Saturday, May 22, 2010

this is good

somewhere between sensual and drunk.
that's the best place to be, i reckon.

so much is going on in my whirlwind of a little life i can barely keep up.
i want to write a book about it. which no one will read.

i want to go swimming with all my clothes on.
i want another bottle of wine and a surplus of short videos about friends and family.
i want to cuddle.
i want to get caught in the rain, alone, so i can dance with no one watching.
i want someone else to change my guitar strings, because i'm really not looking forward to that.
and i'd really like to be on a greyhound bus that is almost just about to get to jasper, which will then get to blue river at 2 am (pacific time), which means it will get to kamloops at around 5 am, which means i will fall asleep and wake up to the coquihalla highway.

i'm all a flutter lately, and i'm very much looking forward to the next week and all it's wonderful events and outings. rararararararah!

(cross our hearts and hope to die, swear by stars that light the night... and i can't help but feel like this is good)

Thursday, May 13, 2010

drive well sleep carefully

my computer goes into automatic sleep mode in 4 minutes.
i am done lying in bed. i'm restless yet exhausted but for the past 3 nights it's been the same story.
if i leave my door open, the ticking of the clock in the living room beats on the offbeat of my ticking clock in my bedroom and i feel trapped between two distinctly different worlds. how many other clocks are there on my block alone, ticking? if we added them all together would they produce a constant sound, similar to a buzz of sorts? similar to the static of the universe? to channel 116 on my television?

i feel overly stimulated yet lacking creativity. that isn't fair. with insomnia comes strokes of genius. comes guitar chords and progressions and lyrics and melodies. or poems or stories. instead all i feel is a vast amount of nothing and slight contempt at how content i am laying still and silent with absolutely no pay off. this isn't the way it's supposed to go.

i have 2 minutes. i have nothing of importance to say yet i feel i should be saying something. the methodical ticking soothes me in ways i am not exactly ready for. i feel like a shark on it's back. this isn't the way insomnia is supposed to work. instead of creativity, i am getting sick. i'm exhausted and lethargic and i don't get why i can't just sleep anymore.

everything smells a different way too. my shampoo, lemons, garlic bread. i left my ipod on for the past 2 days. it's been playing my top rated playlist for 2 days and i haven't even felt like listening to it... but the subtle clicking sounds tells me it's working. the hard drive inside is spinning yet the lack of sound is counter-intuitive.

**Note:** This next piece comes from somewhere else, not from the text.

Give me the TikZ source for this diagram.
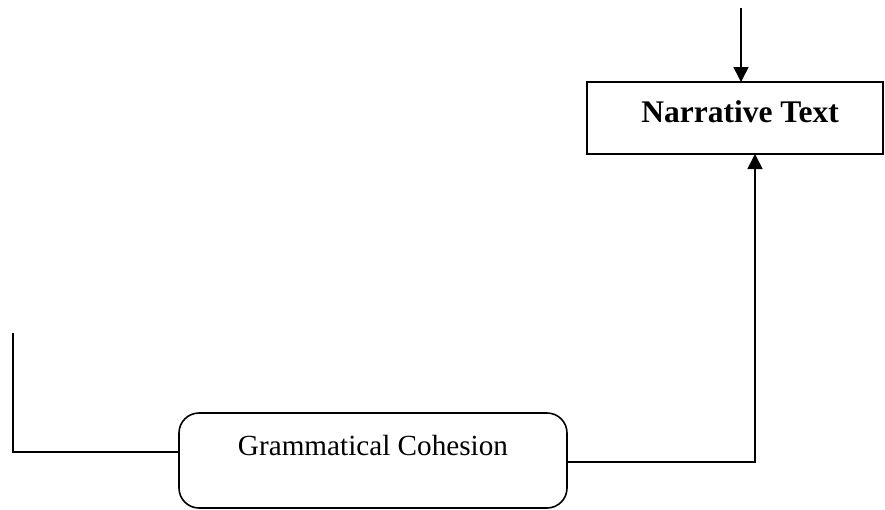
\documentclass[tikz,border=0pt]{standalone}
\usepackage{fontspec}
\setmainfont{Liberation Serif}
\usetikzlibrary{arrows.meta}
\begin{document}
\begin{tikzpicture}[x=1pt,y=-1pt,
  line width=1.6pt,
  plainbox/.style={draw,rectangle,inner sep=0pt,outer sep=0pt,minimum width=296pt,minimum height=72pt},
  roundbox/.style={draw,rectangle,rounded corners=20pt,inner sep=0pt,outer sep=0pt,minimum width=388pt,minimum height=95pt},
  boxlabel/.style={inner sep=0pt,anchor=base},
  link/.style={line width=1.6pt},
  arr/.style={link,-{Triangle[length=15pt,width=15pt]}}]
  \useasboundingbox (0,0) rectangle (885,509);

  % boxes
  \node[plainbox] (nt) at (735,118) {};
  \node[roundbox] (gc) at (373,460.5) {};

  % their texts
  \node[boxlabel,font=\fontsize{31.5}{36}\selectfont\bfseries] (ntl) at (740,122) {Narrative Text};
  \node[boxlabel,font=\fontsize{29.2}{34}\selectfont] (gcl) at (373,455) {Grammatical Cohesion};

  % connectors
  \coordinate (tp) at (741,8);
  \coordinate (lt) at (13,333);
  \coordinate (lc) at (13,452);
  \coordinate (rc) at (755,462);

  \draw[arr] (tp) -- (tp |- nt.north);
  \draw[link] (lt) -- (lc) -- (lc -| gc.west);
  \draw[arr] (rc -| gc.east) -- (rc) -- (rc |- nt.south);
\end{tikzpicture}
\end{document}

apparently my computer gives me a 10 minute warning before it shuts down. usually i'm asleep for this part. i feel top heavy, yet sleep isn't coming. i knew i shouldn't have rearranged my pillows.

8 minutes 13 seconds.

silence. stillness.

7 minutes and 17 seconds.

where did the last 66 seconds of my life even go? sleep, sleep, sleep, sleep.

6 minutes and 25 seconds.

your sunsets are amazing this time of year.

Thursday, April 22, 2010

i wonder if my breathing sounds loud to these people?

i hate studying in areas with people because i'm incredibly distracted by noises everyone makes. usually, to solve this problem, i have ear plugs that i use... today i do not have these. however, when i do wear them all i can concentrate on is how loud my breathing is. then i start wondering if i sound as loud as i think i do to people around me and by this time my focus is non existant.

i want to go fly a kite.
right now.

plastic bag plastic bag plastic bag.